Really? Dennis Rodman? Are we talking about the same guy here – the one with more metal in his head than the average toaster, chameleon hair, tattoos and wedding dress? This is the Dennis Rodman who’s now “friends for life” with Kim Jong-un?
Basketball diplomacy, they’re calling it. They can’t have seen anything like this out there since Corporal Klinger hung up his nurse’s uniform in M*A*S*H. Who knows? Perhaps Rodman has been striving for a Section 8 discharge all these years, and has finally been repatriated to a dystopia where he can feel properly at home. Oddball diplomacy, more like.
Or maybe he’s closer to “Radar” O’Reilly, who mailed home a jeep piece by piece – prompting Hawkeye to predict that his postman, on finding out, would have a retroactive hernia. Rodman might yet turn out to be working with the CIA to dismantle North Korea’s nuclear capacity, and return home casually wearing vital parts in his ears, nose and lips.
True, it’s better than sending over Frank Burns. But surely there was a more suitable candidate, even within the basketball community. Step forward Ron Artest of the LA Lakers – or, as he has been known since legally changing his name in 2011, Metta World Peace.
Yep, you heard me. World Peace. That’s what it says on his jersey, and that’s what they say in commentary. And you couldn’t ask for a more wholesome contrast from the subliminal aggression of a name like Rodman. Any dictator worth his salt would like to be called Rodman. Think rod of iron. Stick not carrot. Think, also, of an implied priapic magnitude, indispensable to every tyrant nervous of Napoleon complex.

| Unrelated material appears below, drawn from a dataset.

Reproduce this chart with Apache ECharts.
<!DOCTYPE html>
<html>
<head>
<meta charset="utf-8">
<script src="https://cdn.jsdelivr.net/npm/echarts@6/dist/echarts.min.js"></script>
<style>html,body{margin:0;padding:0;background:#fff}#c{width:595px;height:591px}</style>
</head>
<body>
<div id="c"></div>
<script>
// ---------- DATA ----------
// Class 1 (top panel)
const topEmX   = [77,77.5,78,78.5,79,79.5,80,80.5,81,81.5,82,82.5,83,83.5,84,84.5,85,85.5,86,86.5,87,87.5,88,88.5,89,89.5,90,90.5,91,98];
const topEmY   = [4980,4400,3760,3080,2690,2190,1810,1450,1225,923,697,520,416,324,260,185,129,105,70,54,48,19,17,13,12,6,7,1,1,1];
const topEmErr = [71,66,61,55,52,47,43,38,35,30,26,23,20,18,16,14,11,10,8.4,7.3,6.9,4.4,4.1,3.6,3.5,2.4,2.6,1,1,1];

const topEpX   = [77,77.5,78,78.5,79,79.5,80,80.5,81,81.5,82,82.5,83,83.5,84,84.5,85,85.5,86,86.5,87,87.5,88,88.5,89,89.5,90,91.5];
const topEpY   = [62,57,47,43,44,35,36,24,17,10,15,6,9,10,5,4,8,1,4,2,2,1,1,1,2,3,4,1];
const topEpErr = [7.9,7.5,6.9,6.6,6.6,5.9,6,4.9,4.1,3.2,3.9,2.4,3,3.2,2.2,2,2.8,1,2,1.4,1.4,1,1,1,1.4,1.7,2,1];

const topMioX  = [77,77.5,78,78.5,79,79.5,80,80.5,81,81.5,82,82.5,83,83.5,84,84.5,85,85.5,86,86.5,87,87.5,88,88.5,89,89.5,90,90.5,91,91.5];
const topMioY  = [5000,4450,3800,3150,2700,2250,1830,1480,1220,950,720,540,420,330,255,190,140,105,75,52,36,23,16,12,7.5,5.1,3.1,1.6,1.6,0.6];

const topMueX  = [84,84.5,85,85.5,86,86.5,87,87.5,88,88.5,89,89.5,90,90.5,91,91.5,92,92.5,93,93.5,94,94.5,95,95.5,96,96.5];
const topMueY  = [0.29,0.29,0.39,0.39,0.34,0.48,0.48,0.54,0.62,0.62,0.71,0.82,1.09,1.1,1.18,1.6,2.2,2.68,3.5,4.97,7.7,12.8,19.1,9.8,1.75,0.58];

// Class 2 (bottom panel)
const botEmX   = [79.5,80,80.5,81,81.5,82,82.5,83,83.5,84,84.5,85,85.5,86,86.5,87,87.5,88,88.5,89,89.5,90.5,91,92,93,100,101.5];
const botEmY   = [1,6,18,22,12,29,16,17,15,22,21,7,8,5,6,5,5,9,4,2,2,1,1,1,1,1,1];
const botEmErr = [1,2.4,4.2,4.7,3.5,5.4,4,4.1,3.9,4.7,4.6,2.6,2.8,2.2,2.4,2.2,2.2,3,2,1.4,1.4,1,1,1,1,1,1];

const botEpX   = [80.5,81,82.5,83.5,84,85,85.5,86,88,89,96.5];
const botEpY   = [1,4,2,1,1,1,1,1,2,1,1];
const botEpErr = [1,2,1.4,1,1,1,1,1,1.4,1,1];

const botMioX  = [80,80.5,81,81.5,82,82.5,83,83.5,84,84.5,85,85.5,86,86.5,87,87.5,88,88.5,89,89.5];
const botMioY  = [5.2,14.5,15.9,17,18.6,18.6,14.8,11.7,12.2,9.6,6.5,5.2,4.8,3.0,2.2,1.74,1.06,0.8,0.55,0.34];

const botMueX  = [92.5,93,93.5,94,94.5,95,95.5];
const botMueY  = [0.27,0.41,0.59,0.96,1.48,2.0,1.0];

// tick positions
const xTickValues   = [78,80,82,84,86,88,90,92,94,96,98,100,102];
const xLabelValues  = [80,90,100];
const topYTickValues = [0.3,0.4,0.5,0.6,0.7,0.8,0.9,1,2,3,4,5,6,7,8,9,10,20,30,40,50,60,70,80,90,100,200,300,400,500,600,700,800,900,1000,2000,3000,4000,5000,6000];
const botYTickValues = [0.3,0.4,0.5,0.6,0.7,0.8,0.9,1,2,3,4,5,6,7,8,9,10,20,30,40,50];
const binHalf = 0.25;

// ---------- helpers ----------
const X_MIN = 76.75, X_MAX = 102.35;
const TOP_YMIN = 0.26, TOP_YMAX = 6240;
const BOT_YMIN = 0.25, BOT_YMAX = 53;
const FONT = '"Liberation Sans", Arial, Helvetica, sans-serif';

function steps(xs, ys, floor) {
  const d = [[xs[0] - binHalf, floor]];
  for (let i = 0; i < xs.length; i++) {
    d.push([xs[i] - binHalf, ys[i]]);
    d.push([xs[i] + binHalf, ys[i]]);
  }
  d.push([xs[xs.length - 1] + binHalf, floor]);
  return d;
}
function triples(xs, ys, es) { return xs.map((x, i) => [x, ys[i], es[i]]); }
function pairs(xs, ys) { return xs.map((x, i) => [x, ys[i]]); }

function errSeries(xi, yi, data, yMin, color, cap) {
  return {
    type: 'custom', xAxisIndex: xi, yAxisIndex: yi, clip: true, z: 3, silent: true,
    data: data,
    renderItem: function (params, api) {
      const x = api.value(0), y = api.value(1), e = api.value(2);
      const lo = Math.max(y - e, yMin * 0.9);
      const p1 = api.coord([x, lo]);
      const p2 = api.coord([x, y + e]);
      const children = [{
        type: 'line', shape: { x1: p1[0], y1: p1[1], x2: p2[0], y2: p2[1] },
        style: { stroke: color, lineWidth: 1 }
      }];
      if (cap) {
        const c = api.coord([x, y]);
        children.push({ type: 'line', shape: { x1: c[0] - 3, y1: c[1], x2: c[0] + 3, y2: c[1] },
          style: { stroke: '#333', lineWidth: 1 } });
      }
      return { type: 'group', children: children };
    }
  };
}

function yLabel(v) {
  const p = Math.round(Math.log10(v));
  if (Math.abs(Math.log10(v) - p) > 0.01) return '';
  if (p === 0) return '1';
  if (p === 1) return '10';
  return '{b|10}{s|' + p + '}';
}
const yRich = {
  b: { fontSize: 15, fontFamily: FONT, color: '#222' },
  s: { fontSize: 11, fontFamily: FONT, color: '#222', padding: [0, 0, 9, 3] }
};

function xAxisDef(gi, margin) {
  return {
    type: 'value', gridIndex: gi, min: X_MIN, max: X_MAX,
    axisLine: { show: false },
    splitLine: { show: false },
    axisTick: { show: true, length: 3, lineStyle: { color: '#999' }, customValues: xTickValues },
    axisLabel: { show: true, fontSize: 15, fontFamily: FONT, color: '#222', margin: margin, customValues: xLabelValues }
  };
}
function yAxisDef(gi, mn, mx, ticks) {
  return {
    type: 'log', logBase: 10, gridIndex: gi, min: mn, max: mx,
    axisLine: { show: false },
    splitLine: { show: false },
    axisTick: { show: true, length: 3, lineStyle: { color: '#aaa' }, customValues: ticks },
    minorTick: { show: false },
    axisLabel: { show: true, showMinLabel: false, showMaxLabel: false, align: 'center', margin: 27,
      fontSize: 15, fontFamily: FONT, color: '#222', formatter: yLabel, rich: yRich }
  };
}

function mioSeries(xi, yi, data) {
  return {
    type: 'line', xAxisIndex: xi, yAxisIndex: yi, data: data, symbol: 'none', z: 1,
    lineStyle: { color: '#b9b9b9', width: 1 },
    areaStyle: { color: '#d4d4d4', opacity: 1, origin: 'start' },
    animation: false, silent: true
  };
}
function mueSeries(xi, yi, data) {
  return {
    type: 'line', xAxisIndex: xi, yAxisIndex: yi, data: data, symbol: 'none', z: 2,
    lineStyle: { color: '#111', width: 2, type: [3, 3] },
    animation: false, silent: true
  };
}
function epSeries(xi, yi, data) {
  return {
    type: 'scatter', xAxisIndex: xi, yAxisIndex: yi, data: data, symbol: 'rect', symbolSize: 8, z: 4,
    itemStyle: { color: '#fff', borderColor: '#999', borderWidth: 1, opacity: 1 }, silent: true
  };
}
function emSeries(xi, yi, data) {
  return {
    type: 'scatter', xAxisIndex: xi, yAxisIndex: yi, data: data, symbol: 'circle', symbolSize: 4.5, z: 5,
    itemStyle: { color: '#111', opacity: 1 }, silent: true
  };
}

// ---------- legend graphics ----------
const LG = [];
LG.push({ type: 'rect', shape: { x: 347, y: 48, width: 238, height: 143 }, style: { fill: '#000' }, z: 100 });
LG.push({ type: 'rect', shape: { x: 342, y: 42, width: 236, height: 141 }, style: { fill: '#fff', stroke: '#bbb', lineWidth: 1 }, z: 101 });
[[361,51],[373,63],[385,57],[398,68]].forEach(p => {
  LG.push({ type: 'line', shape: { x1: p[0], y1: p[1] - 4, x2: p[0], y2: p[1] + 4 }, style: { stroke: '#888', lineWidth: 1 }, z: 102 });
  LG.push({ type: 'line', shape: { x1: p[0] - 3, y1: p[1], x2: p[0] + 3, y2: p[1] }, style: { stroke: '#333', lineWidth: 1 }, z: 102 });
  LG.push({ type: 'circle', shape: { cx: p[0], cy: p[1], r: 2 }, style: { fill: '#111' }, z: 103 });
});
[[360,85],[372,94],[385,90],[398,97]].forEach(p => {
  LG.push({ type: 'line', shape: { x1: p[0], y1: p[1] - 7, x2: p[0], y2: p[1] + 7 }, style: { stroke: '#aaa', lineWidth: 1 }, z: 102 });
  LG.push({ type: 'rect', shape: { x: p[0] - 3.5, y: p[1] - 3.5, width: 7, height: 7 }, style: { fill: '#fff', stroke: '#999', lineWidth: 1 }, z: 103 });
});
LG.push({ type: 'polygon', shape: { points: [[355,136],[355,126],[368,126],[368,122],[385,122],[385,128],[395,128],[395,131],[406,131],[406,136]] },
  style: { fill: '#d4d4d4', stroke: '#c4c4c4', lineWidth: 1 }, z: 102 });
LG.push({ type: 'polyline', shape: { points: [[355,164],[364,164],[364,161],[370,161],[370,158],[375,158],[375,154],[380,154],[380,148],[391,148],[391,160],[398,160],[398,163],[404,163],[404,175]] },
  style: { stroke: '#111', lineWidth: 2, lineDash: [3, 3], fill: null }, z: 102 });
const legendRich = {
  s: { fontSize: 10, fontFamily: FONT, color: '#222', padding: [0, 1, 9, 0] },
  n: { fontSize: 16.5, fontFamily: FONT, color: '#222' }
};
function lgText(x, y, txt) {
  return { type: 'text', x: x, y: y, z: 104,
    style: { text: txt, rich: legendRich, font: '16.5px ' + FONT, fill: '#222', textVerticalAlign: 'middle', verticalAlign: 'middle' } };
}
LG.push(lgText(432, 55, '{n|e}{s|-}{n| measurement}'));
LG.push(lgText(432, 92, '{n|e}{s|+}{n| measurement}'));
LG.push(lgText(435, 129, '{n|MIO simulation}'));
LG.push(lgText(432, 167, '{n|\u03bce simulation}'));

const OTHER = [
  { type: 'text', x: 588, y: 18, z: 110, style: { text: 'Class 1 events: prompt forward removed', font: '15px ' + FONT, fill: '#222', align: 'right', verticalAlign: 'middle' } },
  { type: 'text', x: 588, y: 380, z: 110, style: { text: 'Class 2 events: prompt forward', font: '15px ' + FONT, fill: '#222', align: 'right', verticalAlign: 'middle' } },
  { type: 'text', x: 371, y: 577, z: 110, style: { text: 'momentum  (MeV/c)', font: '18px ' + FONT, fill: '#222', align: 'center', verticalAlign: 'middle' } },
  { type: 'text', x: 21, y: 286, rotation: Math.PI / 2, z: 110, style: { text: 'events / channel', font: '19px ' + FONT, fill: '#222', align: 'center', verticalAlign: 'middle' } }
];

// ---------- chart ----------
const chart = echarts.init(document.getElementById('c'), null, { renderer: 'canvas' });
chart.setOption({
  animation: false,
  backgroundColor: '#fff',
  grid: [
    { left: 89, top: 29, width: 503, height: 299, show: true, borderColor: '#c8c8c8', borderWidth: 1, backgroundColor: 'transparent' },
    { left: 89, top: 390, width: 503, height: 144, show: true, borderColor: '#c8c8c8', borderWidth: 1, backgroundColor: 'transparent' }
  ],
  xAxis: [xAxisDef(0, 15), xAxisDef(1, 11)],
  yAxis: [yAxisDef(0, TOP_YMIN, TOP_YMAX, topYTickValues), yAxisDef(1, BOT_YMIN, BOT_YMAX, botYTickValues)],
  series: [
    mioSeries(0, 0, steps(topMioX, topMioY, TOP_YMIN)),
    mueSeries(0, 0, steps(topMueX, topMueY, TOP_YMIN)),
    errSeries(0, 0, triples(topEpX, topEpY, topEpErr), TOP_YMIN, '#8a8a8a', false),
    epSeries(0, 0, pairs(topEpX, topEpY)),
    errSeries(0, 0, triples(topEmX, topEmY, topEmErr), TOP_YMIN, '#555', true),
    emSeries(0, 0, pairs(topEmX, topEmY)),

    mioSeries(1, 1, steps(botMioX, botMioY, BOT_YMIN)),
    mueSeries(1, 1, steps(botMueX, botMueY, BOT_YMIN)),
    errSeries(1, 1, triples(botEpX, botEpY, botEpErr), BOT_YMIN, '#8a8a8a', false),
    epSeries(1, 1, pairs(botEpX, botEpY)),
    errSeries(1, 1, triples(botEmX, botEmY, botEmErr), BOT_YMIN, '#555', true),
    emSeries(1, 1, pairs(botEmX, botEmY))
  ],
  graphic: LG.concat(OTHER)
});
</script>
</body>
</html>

Surely sending World Peace to Pyongyang would have been more appropriate? After all, this is the man who changed his name “to inspire and bring youth together all around the world”. True, this is also the man who once served a 73-game suspension, the longest in NBA history, after climbing into the crowd and punching a fan. In fairness, that was when he was still Ron Artest, who had a history of domestic violence and drank cognac in the locker room at half-time. But it was World Peace whose “unintentional” elbow concussed an opponent only last year. Who needs a nuclear threat, you might ask, when you can have World Peace?

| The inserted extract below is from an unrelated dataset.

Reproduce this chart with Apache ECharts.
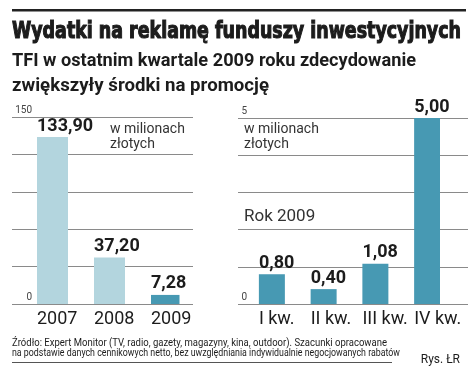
<!DOCTYPE html>
<html><head><meta charset="utf-8">
<script src="https://cdn.jsdelivr.net/npm/echarts@6/dist/echarts.min.js"></script>
<style>html,body{margin:0;padding:0;background:#fff}#c{width:475px;height:383px}</style>
</head><body><div id="c"></div>
<script>
// ---- data ----
const yearCats = ['2007', '2008', '2009'];
const yearVals = [133.90, 37.20, 7.28];
const yearLabels = ['133,90', '37,20', '7,28'];
const quarterCats = ['I kw.', 'II kw.', 'III kw.', 'IV kw.'];
const quarterVals = [0.80, 0.40, 1.08, 5.00];
const quarterLabels = ['0,80', '0,40', '1,08', '5,00'];
const leftTicks = [0, 150];
const rightTicks = [0, 5];

const LIGHT = '#b3d5de', TEAL = '#4799b3', GRID = '#8a8a8a', INK = '#1c1c1c';
const FONT = 'Roboto, "Noto Sans", sans-serif';

const cv = document.createElement('canvas').getContext('2d');
function fit(text, font, w) { cv.font = font; return w / cv.measureText(text).width; }
function txt(text, x, y, size, weight, family, width, extra) {
  const font = weight + ' ' + size + 'px ' + family;
  const sx = width ? fit(text, font, width) : 1;
  return {
    type: 'text', x: x, y: y, scaleX: sx, silent: true,
    style: Object.assign({ text: text, font: font, fill: INK, align: 'left', verticalAlign: 'middle' }, extra || {})
  };
}

const chart = echarts.init(document.getElementById('c'), null, { renderer: 'canvas' });

function yAxisFull(gi, max, ticks, labelRight) {
  return {
    type: 'value', gridIndex: gi, min: 0, max: max, interval: max / 5,
    axisLine: { show: false }, axisTick: { show: false },
    splitLine: { lineStyle: { color: GRID, width: 1 } },
    axisLabel: {
      inside: true, margin: labelRight, align: 'right', verticalAlign: 'bottom',
      fontSize: 10, color: '#444', fontFamily: FONT, padding: [0, 0, 2, 0],
      formatter: v => ticks.indexOf(v) >= 0 ? String(v) : ''
    }
  };
}
function yAxisHidden(gi, max) {
  return { type: 'value', gridIndex: gi, min: 0, max: max, show: false, splitLine: { show: false } };
}
function xAxisCat(gi, cats, show) {
  return {
    type: 'category', gridIndex: gi, data: cats, show: show,
    axisLine: { show: false }, axisTick: { show: false },
    axisLabel: { align: 'left', interval: 0, hideOverlap: false, fontSize: 18, color: INK, fontFamily: FONT, margin: 6 }
  };
}
function barLabel(labels) {
  return {
    show: true, position: [0, -2], align: 'left', verticalAlign: 'bottom',
    fontSize: 18, fontWeight: 'bold', color: INK, fontFamily: FONT,
    formatter: p => labels[p.dataIndex]
  };
}

const option = {
  animation: false,
  grid: [
    { left: 12, top: 117, width: 181, height: 187 },      // left gridlines
    { left: 8.5, top: 117, width: 171, height: 187 },     // left bars
    { left: 238, top: 118, width: 230, height: 186 },     // right gridlines
    { left: 233, top: 118, width: 207, height: 186 }      // right bars
  ],
  xAxis: [
    { type: 'category', gridIndex: 0, data: [''], show: false },
    xAxisCat(1, yearCats, true),
    { type: 'category', gridIndex: 2, data: [''], show: false },
    xAxisCat(3, quarterCats, true)
  ],
  yAxis: [
    yAxisFull(0, 150, leftTicks, 20),
    yAxisHidden(1, 150),
    yAxisFull(2, 5, rightTicks, 9),
    yAxisHidden(3, 5)
  ],
  series: [
    { type: 'bar', xAxisIndex: 1, yAxisIndex: 1, data: yearVals.map(() => null), barWidth: 31, barGap: '0%' },
    {
      type: 'bar', xAxisIndex: 1, yAxisIndex: 1, barWidth: 31, barGap: '0%',
      data: yearVals.map((v, i) => ({ value: v, itemStyle: { color: i === yearVals.length - 1 ? TEAL : LIGHT } })),
      label: barLabel(yearLabels)
    },
    { type: 'bar', xAxisIndex: 3, yAxisIndex: 3, data: quarterVals.map(() => null), barWidth: 26, barGap: '0%' },
    {
      type: 'bar', xAxisIndex: 3, yAxisIndex: 3, barWidth: 26, barGap: '0%',
      data: quarterVals, itemStyle: { color: TEAL },
      label: barLabel(quarterLabels)
    }
  ],
  graphic: [
    { type: 'rect', shape: { x: 12, y: 9, width: 454, height: 2.5 }, style: { fill: '#222' }, silent: true },
    txt('Wydatki na reklamę funduszy inwestycyjnych', 12, 32, 23, 'bold', '"DejaVu Sans Condensed", "DejaVu Sans", sans-serif', 449,
      { stroke: INK, lineWidth: 1.1 }),
    txt('TFI w ostatnim kwartale 2009 roku zdecydowanie', 12, 61, 18, 'bold', FONT, 404),
    txt('zwiększyły środki na promocję', 12, 86, 18, 'bold', FONT, 257),
    txt('w milionach', 110, 129, 14, 'normal', FONT, null, { fill: '#333' }),
    txt('złotych', 110, 144, 14, 'normal', FONT, null, { fill: '#333' }),
    txt('w milionach', 244, 129, 14, 'normal', FONT, null, { fill: '#333' }),
    txt('złotych', 244, 144, 14, 'normal', FONT, null, { fill: '#333' }),
    txt('Rok 2009', 244, 217, 17, 'normal', FONT, null, { fill: '#333' }),
    txt('Źródło: Expert Monitor (TV, radio, gazety, magazyny, kina, outdoor). Szacunki opracowane', 12, 343, 11.5, 'normal', FONT, 375),
    txt('na podstawie danych cennikowych netto, bez uwzględniania indywidualnie negocjowanych rabatów', 12, 353, 11.5, 'normal', FONT, 388),
    { type: 'rect', shape: { x: 12, y: 362, width: 380, height: 1 }, style: { fill: '#555' }, silent: true },
    txt('Rys. ŁR', 460, 360, 12, 'normal', FONT, null, { align: 'right' })
  ]
};
chart.setOption(option);
</script></body></html>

Regardless, it’s nice to see the relationship between sport and politics again under review after all these years. In this country, of course, the debate has lapsed largely because we don’t really do politics any more. The polarities of the apartheid era, and Olympic boycotts, have been assimilated in a consensus of panicked self-interest. Politics is itself increasingly a game, a reality show. As a result, it can only be a matter of time before celebrities start exploiting a shallow continuum between sport, show business and Westminster.

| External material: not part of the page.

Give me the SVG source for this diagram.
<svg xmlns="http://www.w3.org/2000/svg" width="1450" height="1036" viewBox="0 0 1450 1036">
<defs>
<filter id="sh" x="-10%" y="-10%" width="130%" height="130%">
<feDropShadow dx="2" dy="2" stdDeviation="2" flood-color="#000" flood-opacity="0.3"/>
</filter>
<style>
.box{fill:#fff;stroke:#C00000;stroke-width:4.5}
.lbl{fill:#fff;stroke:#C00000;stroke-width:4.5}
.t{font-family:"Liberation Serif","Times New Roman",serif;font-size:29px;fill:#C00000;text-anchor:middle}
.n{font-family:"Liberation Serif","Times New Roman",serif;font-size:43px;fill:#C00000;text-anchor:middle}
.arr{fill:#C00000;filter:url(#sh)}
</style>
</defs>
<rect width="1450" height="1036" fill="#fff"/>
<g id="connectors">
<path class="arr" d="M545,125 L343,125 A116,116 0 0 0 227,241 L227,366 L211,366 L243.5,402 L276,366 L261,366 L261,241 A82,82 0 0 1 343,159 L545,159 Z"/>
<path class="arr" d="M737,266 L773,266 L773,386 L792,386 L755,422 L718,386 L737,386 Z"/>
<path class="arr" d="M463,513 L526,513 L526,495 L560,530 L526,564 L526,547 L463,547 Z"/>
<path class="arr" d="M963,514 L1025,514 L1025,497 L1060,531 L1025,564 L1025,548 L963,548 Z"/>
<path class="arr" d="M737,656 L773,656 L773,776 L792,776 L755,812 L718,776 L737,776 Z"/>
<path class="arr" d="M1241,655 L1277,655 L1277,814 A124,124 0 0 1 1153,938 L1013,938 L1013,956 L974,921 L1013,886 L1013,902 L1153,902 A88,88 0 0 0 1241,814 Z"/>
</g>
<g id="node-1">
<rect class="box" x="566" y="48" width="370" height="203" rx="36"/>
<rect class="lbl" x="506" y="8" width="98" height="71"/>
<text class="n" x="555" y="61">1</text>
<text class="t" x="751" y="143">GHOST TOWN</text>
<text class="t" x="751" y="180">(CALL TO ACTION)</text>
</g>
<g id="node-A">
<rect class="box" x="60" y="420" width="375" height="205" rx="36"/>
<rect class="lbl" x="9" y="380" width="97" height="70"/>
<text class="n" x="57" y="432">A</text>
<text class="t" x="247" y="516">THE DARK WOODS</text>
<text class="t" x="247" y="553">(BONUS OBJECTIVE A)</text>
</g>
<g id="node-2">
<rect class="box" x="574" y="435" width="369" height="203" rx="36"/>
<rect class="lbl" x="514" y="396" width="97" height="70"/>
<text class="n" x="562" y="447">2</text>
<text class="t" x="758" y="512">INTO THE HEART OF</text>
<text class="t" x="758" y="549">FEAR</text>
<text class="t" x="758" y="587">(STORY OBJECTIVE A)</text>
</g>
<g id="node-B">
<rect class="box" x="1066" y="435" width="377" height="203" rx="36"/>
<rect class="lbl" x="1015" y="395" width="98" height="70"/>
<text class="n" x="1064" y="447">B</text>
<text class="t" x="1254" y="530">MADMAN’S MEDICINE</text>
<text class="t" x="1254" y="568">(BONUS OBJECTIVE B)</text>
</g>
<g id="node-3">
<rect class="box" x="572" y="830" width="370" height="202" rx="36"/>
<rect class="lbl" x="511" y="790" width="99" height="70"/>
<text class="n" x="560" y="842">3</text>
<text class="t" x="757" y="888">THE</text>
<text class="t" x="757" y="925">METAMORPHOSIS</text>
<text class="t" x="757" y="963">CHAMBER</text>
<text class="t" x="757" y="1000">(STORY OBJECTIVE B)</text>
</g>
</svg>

We have already had an actor in the White House, obviously – though it remains an edifying mystery how a system so dependent on money and influence keeps producing weirdly statesmanlike candidates. (Even if they normally lose. Whatever else they might have been, John Kerry and Al Gore were the very opposite of “jocks”.)
But sport has hitherto produced few to follow Imran Khan, George Weah and the sainted Lord Coe into politics. Some day, perhaps, we will see John Terry at the Home Office, Michael Chopra as Chancellor, and David Beckham in the Elysée Palace. In the meantime, we must make do with the surreal career of Stuart Drummond, serving his third term as mayor of Hartlepool after initially standing as H’Angus The Monkey, mascot of the town’s football club.
Even in retirement, Rodman retains a sufficiently distorted sense of his status to position himself, jolly kindly, between mankind and apocalypse. Sooner or later someone, somewhere, is going to take the logical next step for a rampant ego, lovingly stimulated by mass adulation. In team sports, moreover, our hero will have been seen in constant altruism, his magisterial qualities devoted to a common cause.
Unless, of course, his name is Nathan Dyer. As he tried to wrest the ball from De Guzman at Wembley last Sunday, Dyer shed the veneer of team spirit to disclose fetish-like self-regard. The longer Dyer squabbled, the more you implored his manager to order his immediate substitution. What a message that would have sent – not just to Dyer, but to anyone riding the inane tides of fame.
As it is, unfettered sporting vanity can always surprise us. You think you’ve seen it all before, then Rodman rocks up in North Korea. Of course, the only person who has really seen it all before is Bill Murray in Groundhog Day. That’s how he was able to achieve the height of cynicism, even as he raised a glass and anticipated Rita’s favourite toast. “I’d like to say a prayer,” he says. “And drink to world peace.”